### Your goal
Will you output all of the data below exactly, omitting the images?

──────── Source excerpt

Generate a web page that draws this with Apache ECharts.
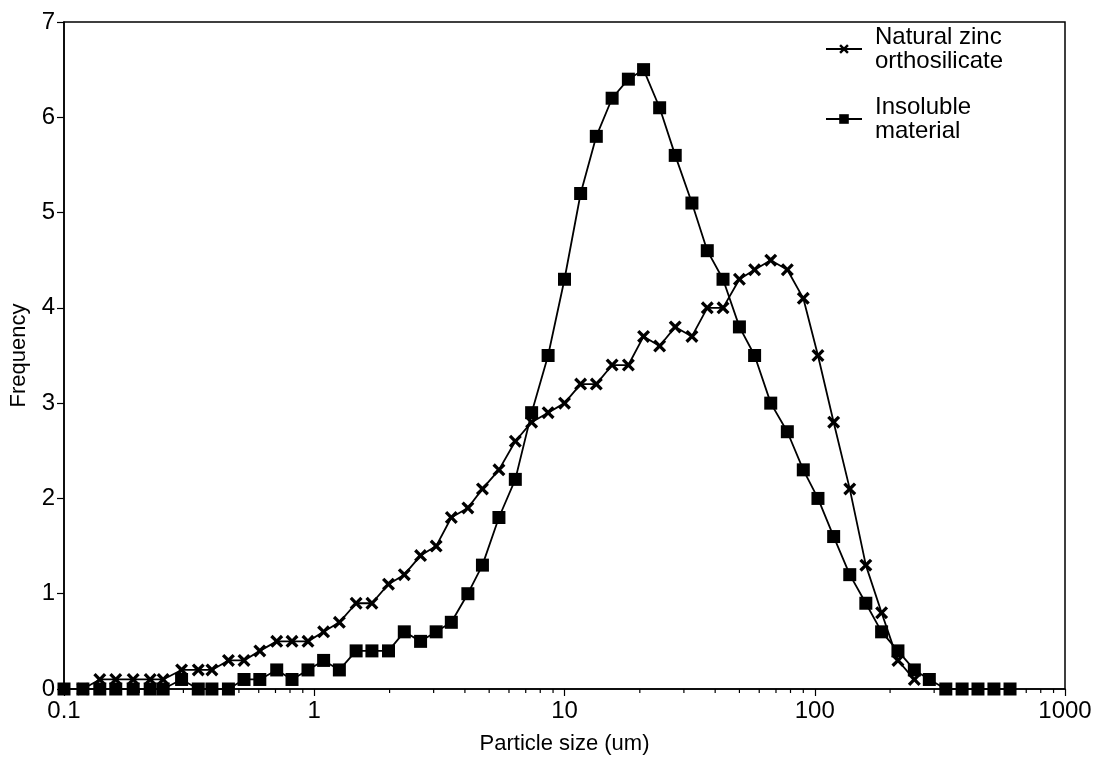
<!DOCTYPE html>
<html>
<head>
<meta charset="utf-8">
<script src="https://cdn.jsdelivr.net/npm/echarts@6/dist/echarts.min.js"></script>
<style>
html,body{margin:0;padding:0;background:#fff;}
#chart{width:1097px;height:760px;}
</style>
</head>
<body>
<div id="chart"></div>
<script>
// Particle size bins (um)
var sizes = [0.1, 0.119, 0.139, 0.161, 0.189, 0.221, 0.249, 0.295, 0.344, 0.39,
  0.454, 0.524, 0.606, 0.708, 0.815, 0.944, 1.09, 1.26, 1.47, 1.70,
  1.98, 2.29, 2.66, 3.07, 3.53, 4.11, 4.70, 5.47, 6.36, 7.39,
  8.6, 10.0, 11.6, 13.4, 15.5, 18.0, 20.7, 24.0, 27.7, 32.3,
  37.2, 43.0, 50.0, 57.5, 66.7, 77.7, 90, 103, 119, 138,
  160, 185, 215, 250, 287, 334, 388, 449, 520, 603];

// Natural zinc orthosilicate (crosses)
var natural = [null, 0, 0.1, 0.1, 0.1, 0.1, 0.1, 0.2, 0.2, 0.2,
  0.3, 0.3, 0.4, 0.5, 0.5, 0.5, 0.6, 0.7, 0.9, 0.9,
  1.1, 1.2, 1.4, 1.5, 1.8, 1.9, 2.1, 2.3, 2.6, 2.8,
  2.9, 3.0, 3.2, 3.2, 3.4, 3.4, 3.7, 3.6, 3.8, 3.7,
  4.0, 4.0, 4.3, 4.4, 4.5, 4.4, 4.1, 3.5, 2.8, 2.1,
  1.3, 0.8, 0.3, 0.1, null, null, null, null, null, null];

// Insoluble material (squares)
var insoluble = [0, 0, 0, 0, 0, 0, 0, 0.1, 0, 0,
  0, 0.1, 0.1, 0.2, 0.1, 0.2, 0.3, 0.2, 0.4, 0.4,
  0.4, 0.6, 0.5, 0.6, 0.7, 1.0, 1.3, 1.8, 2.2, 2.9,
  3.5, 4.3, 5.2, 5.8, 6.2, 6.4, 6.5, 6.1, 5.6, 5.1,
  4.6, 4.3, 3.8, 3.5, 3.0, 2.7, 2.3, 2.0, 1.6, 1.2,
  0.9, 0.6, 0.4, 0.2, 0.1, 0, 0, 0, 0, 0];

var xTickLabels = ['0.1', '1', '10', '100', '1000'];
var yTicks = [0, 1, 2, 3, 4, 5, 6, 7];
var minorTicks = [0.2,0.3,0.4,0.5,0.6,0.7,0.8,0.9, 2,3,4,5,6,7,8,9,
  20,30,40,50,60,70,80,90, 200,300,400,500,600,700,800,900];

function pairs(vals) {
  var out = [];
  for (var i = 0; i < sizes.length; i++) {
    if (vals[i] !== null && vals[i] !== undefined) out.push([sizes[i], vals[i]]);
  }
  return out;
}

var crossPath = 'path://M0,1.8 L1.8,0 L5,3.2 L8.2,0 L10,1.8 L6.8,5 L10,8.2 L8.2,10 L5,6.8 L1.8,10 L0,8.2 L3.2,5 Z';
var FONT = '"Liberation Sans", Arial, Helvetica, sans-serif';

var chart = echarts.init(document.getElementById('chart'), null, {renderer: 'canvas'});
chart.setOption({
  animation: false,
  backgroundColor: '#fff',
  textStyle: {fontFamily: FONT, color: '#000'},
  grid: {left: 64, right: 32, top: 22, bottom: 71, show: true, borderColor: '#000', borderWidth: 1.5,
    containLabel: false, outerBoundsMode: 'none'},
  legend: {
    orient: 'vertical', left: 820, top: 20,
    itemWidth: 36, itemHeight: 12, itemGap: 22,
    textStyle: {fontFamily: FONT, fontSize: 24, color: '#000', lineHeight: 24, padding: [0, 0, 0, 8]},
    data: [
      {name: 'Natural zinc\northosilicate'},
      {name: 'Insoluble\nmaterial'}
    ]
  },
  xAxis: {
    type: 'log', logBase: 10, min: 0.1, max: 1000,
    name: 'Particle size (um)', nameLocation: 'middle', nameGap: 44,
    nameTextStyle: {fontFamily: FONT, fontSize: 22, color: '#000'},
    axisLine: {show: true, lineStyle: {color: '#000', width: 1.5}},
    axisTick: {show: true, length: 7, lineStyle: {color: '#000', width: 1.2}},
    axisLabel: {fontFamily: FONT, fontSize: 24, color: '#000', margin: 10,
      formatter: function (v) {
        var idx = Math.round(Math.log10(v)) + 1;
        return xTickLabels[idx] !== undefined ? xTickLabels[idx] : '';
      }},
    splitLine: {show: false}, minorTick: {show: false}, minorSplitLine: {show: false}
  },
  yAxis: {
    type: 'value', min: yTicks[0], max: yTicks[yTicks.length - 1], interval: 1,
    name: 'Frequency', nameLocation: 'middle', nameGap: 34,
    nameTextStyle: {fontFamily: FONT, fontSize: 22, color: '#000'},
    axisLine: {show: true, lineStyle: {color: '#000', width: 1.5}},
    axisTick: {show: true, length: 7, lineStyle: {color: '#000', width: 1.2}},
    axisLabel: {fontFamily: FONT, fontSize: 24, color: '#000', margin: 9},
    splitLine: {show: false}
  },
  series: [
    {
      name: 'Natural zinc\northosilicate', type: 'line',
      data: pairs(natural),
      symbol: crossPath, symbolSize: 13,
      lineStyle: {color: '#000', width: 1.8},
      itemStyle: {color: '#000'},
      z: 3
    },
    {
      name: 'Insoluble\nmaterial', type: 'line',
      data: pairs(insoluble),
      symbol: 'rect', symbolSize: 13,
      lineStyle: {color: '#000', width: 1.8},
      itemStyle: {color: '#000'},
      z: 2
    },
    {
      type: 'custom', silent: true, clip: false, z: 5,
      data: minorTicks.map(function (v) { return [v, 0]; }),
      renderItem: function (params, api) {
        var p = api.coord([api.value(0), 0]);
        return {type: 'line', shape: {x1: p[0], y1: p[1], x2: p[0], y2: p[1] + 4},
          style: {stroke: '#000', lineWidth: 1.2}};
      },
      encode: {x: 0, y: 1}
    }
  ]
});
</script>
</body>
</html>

────────────────

### Result
Generate a web page that draws this with Apache ECharts.
<!DOCTYPE html>
<html>
<head>
<meta charset="utf-8">
<script src="https://cdn.jsdelivr.net/npm/echarts@6/dist/echarts.min.js"></script>
<style>
html,body{margin:0;padding:0;background:#fff;}
#chart{width:1097px;height:760px;}
</style>
</head>
<body>
<div id="chart"></div>
<script>
// Particle size bins (um)
var sizes = [0.1, 0.119, 0.139, 0.161, 0.189, 0.221, 0.249, 0.295, 0.344, 0.39,
  0.454, 0.524, 0.606, 0.708, 0.815, 0.944, 1.09, 1.26, 1.47, 1.70,
  1.98, 2.29, 2.66, 3.07, 3.53, 4.11, 4.70, 5.47, 6.36, 7.39,
  8.6, 10.0, 11.6, 13.4, 15.5, 18.0, 20.7, 24.0, 27.7, 32.3,
  37.2, 43.0, 50.0, 57.5, 66.7, 77.7, 90, 103, 119, 138,
  160, 185, 215, 250, 287, 334, 388, 449, 520, 603];

// Natural zinc orthosilicate (crosses)
var natural = [null, 0, 0.1, 0.1, 0.1, 0.1, 0.1, 0.2, 0.2, 0.2,
  0.3, 0.3, 0.4, 0.5, 0.5, 0.5, 0.6, 0.7, 0.9, 0.9,
  1.1, 1.2, 1.4, 1.5, 1.8, 1.9, 2.1, 2.3, 2.6, 2.8,
  2.9, 3.0, 3.2, 3.2, 3.4, 3.4, 3.7, 3.6, 3.8, 3.7,
  4.0, 4.0, 4.3, 4.4, 4.5, 4.4, 4.1, 3.5, 2.8, 2.1,
  1.3, 0.8, 0.3, 0.1, null, null, null, null, null, null];

// Insoluble material (squares)
var insoluble = [0, 0, 0, 0, 0, 0, 0, 0.1, 0, 0,
  0, 0.1, 0.1, 0.2, 0.1, 0.2, 0.3, 0.2, 0.4, 0.4,
  0.4, 0.6, 0.5, 0.6, 0.7, 1.0, 1.3, 1.8, 2.2, 2.9,
  3.5, 4.3, 5.2, 5.8, 6.2, 6.4, 6.5, 6.1, 5.6, 5.1,
  4.6, 4.3, 3.8, 3.5, 3.0, 2.7, 2.3, 2.0, 1.6, 1.2,
  0.9, 0.6, 0.4, 0.2, 0.1, 0, 0, 0, 0, 0];

var xTickLabels = ['0.1', '1', '10', '100', '1000'];
var yTicks = [0, 1, 2, 3, 4, 5, 6, 7];
var minorTicks = [0.2,0.3,0.4,0.5,0.6,0.7,0.8,0.9, 2,3,4,5,6,7,8,9,
  20,30,40,50,60,70,80,90, 200,300,400,500,600,700,800,900];

function pairs(vals) {
  var out = [];
  for (var i = 0; i < sizes.length; i++) {
    if (vals[i] !== null && vals[i] !== undefined) out.push([sizes[i], vals[i]]);
  }
  return out;
}

var crossPath = 'path://M0,1.8 L1.8,0 L5,3.2 L8.2,0 L10,1.8 L6.8,5 L10,8.2 L8.2,10 L5,6.8 L1.8,10 L0,8.2 L3.2,5 Z';
var FONT = '"Liberation Sans", Arial, Helvetica, sans-serif';

var chart = echarts.init(document.getElementById('chart'), null, {renderer: 'canvas'});
chart.setOption({
  animation: false,
  backgroundColor: '#fff',
  textStyle: {fontFamily: FONT, color: '#000'},
  grid: {left: 64, right: 32, top: 22, bottom: 71, show: true, borderColor: '#000', borderWidth: 1.5,
    containLabel: false, outerBoundsMode: 'none'},
  legend: {
    orient: 'vertical', left: 820, top: 20,
    itemWidth: 36, itemHeight: 12, itemGap: 22,
    textStyle: {fontFamily: FONT, fontSize: 24, color: '#000', lineHeight: 24, padding: [0, 0, 0, 8]},
    data: [
      {name: 'Natural zinc\northosilicate'},
      {name: 'Insoluble\nmaterial'}
    ]
  },
  xAxis: {
    type: 'log', logBase: 10, min: 0.1, max: 1000,
    name: 'Particle size (um)', nameLocation: 'middle', nameGap: 44,
    nameTextStyle: {fontFamily: FONT, fontSize: 22, color: '#000'},
    axisLine: {show: true, lineStyle: {color: '#000', width: 1.5}},
    axisTick: {show: true, length: 7, lineStyle: {color: '#000', width: 1.2}},
    axisLabel: {fontFamily: FONT, fontSize: 24, color: '#000', margin: 10,
      formatter: function (v) {
        var idx = Math.round(Math.log10(v)) + 1;
        return xTickLabels[idx] !== undefined ? xTickLabels[idx] : '';
      }},
    splitLine: {show: false}, minorTick: {show: false}, minorSplitLine: {show: false}
  },
  yAxis: {
    type: 'value', min: yTicks[0], max: yTicks[yTicks.length - 1], interval: 1,
    name: 'Frequency', nameLocation: 'middle', nameGap: 34,
    nameTextStyle: {fontFamily: FONT, fontSize: 22, color: '#000'},
    axisLine: {show: true, lineStyle: {color: '#000', width: 1.5}},
    axisTick: {show: true, length: 7, lineStyle: {color: '#000', width: 1.2}},
    axisLabel: {fontFamily: FONT, fontSize: 24, color: '#000', margin: 9},
    splitLine: {show: false}
  },
  series: [
    {
      name: 'Natural zinc\northosilicate', type: 'line',
      data: pairs(natural),
      symbol: crossPath, symbolSize: 13,
      lineStyle: {color: '#000', width: 1.8},
      itemStyle: {color: '#000'},
      z: 3
    },
    {
      name: 'Insoluble\nmaterial', type: 'line',
      data: pairs(insoluble),
      symbol: 'rect', symbolSize: 13,
      lineStyle: {color: '#000', width: 1.8},
      itemStyle: {color: '#000'},
      z: 2
    },
    {
      type: 'custom', silent: true, clip: false, z: 5,
      data: minorTicks.map(function (v) { return [v, 0]; }),
      renderItem: function (params, api) {
        var p = api.coord([api.value(0), 0]);
        return {type: 'line', shape: {x1: p[0], y1: p[1], x2: p[0], y2: p[1] + 4},
          style: {stroke: '#000', lineWidth: 1.2}};
      },
      encode: {x: 0, y: 1}
    }
  ]
});
</script>
</body>
</html>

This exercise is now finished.